In the end, however, the embeddedness in history that Kirsch finds in his poems necessarily reveals details that will be relevant later. One finds the stuff that made the Nazis, but one finds it in a careful manner, from study and not from the type of superficial viewing of Sander’s photographs that led the Nazis themselves to ban the photos in 1934, on the grounds that they did not adequately portray what was considered the Aryan race. That Kirsch resists the simple explanation, despite the aforementioned minefield of reasons to stereotype these images, is one of the achievements of the book.
Nazism rises from the debates and concerns of these everyday people, and it is astonishing how easily the people they were become the people they will be.
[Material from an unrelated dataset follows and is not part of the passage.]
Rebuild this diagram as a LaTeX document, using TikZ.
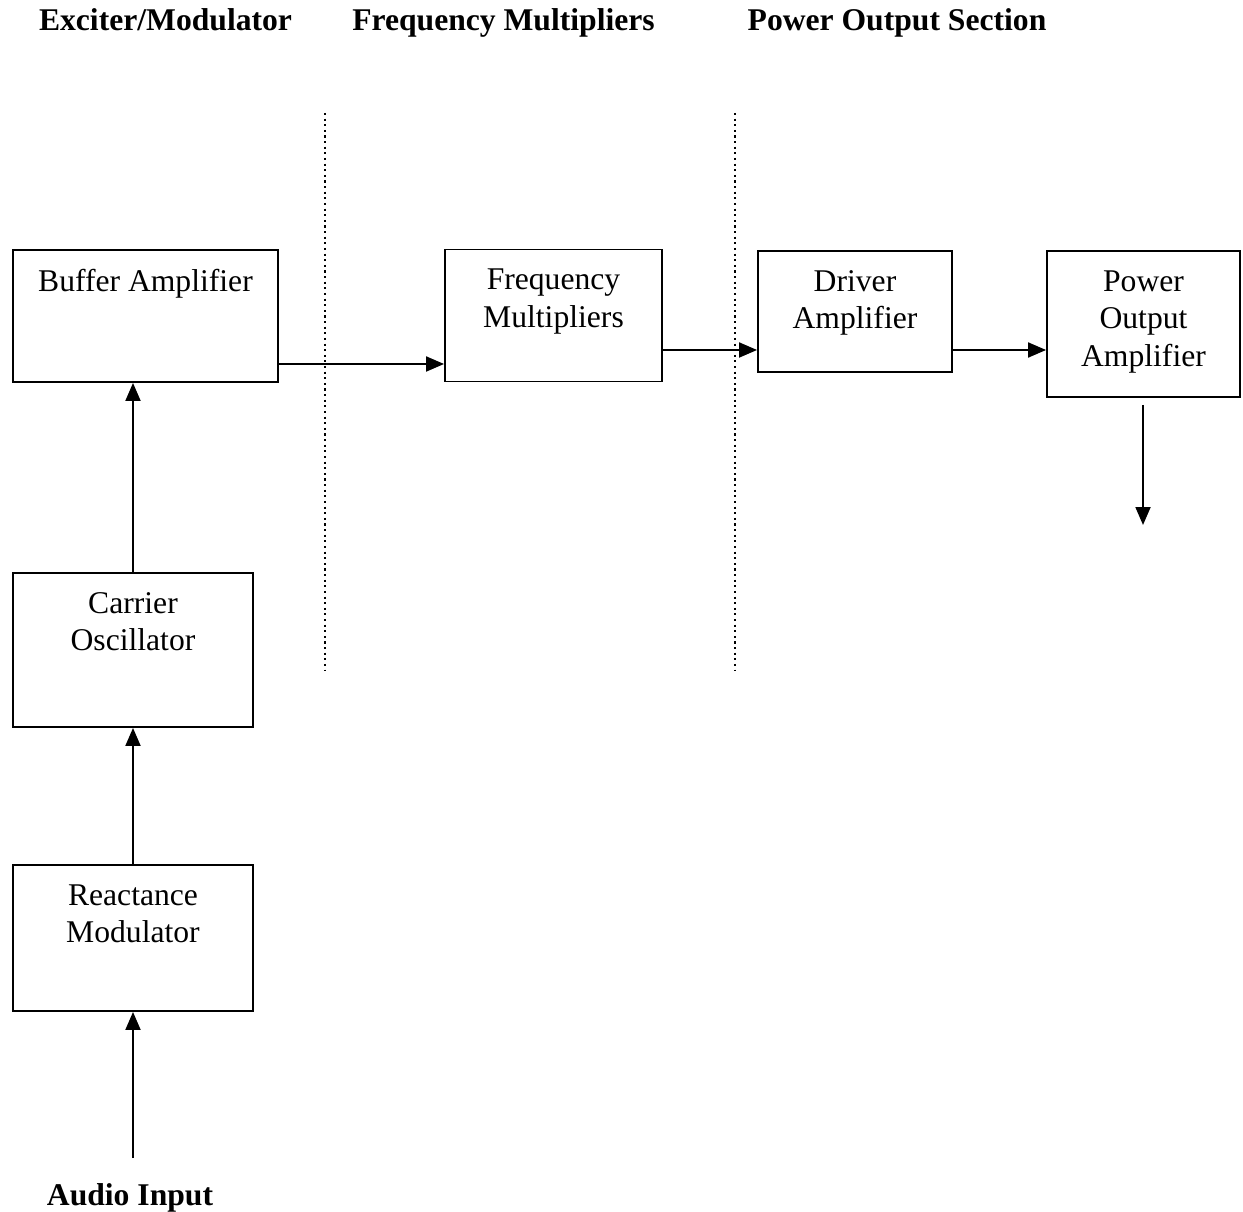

Through a rough-and-tumble scarring of his face, a fraternity student learns the necessity of “Keeping quiet, following commands / Stopping at nothing, knowing how to bleed.” A teacher, a full decade before Hitler, likes his students “sly, passive, easy to control.” A girl, caught in the instant when her beauty is starting to age, wears a military blouse “which hint her generation has in store / a fate less lovely and more serious.” Not even Sander escapes, Kirsch zeroing in on an infamous photo of Sander’s wife with her two sons (one dead): “What kind of father asks his wife to hold / Her dead child and her live one in her arms, / Then poses her and fiddles with the lights.”
Such details step shyly forward. These poems and these photographs indeed become emblems of the passing world, distinctive badges denoting the heraldry of a Germany in transition. That Kirsch finds a way to deepen these emblems, making them more than superficial symbols, makes this an important book about one of the 20th century’s most devastating eras.